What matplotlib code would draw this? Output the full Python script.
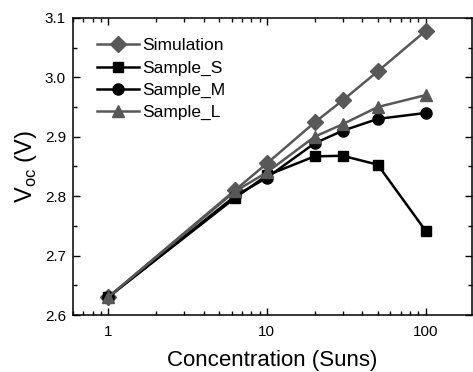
import matplotlib
matplotlib.use('Agg')
import matplotlib.pyplot as plt
from matplotlib.ticker import LogLocator, MultipleLocator, FixedLocator, NullFormatter

plt.rcParams['font.family'] = ['Liberation Sans', 'DejaVu Sans']

# concentration (suns)
conc = [1, 6.3, 10, 20, 30, 50, 100]

# open circuit voltage (V)
v_sim = [2.630, 2.810, 2.855, 2.924, 2.961, 3.010, 3.078]
v_s = [2.630, 2.797, 2.835, 2.867, 2.868, 2.853, 2.742]
v_m = [2.630, 2.800, 2.831, 2.889, 2.910, 2.930, 2.940]
v_l = [2.630, 2.808, 2.840, 2.900, 2.921, 2.950, 2.970]

gray = '#585858'

fig = plt.figure(figsize=(4.73, 3.72), dpi=100)
ax = fig.add_axes([0.154, 0.153, 0.843, 0.799])

ax.plot(conc, v_sim, color=gray, marker='D', ms=8, lw=1.8, label='Simulation')
ax.plot(conc, v_s, color='black', marker='s', ms=7.5, lw=1.8, label='Sample_S')
ax.plot(conc, v_m, color='black', marker='o', ms=8, lw=1.8, label='Sample_M')
ax.plot(conc, v_l, color=gray, marker='^', ms=9, lw=1.8, label='Sample_L')

ax.set_xscale('log')
ax.set_xlim(0.6, 195)
ax.set_ylim(2.6, 3.1)
ax.xaxis.set_major_locator(FixedLocator([1, 10, 100]))
ax.xaxis.set_major_formatter(matplotlib.ticker.FixedFormatter(['1', '10', '100']))
ax.xaxis.set_minor_locator(LogLocator(base=10, subs=range(2, 10)))
ax.xaxis.set_minor_formatter(NullFormatter())
ax.yaxis.set_major_locator(MultipleLocator(0.1))
ax.yaxis.set_minor_locator(MultipleLocator(0.05))
ax.yaxis.set_major_formatter(matplotlib.ticker.FormatStrFormatter('%.1f'))

ax.tick_params(which='both', direction='in', top=True, right=True, labelsize=11, width=1.0)
ax.tick_params(which='major', length=5)
ax.tick_params(which='minor', length=3)
ax.tick_params(axis='y', which='major', pad=5)
ax.tick_params(axis='x', which='major', pad=7)
for s in ax.spines.values():
    s.set_linewidth(1.1)

ax.set_xlabel('Concentration (Suns)', fontsize=16, labelpad=8)
ax.set_ylabel(r'V$_{\mathregular{oc}}$ (V)', fontsize=17, labelpad=4)

ax.legend(loc='upper left', frameon=False, fontsize=12.5, handlelength=2.4,
          handletextpad=0.2, labelspacing=0.4, borderaxespad=0.3,
          bbox_to_anchor=(0.03, 0.972))

fig.savefig('out.png', dpi=100)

* _DIRECTIONS FOR THIS TASK_
Print, exactly as written, the lines above from the first one to the one containing "conc = [1, 6.3, 10, 20, 30, 50, 100]". Leave out pictures.

* _FINAL ANSWER_
What matplotlib code would draw this? Output the full Python script.
import matplotlib
matplotlib.use('Agg')
import matplotlib.pyplot as plt
from matplotlib.ticker import LogLocator, MultipleLocator, FixedLocator, NullFormatter

plt.rcParams['font.family'] = ['Liberation Sans', 'DejaVu Sans']

# concentration (suns)
conc = [1, 6.3, 10, 20, 30, 50, 100]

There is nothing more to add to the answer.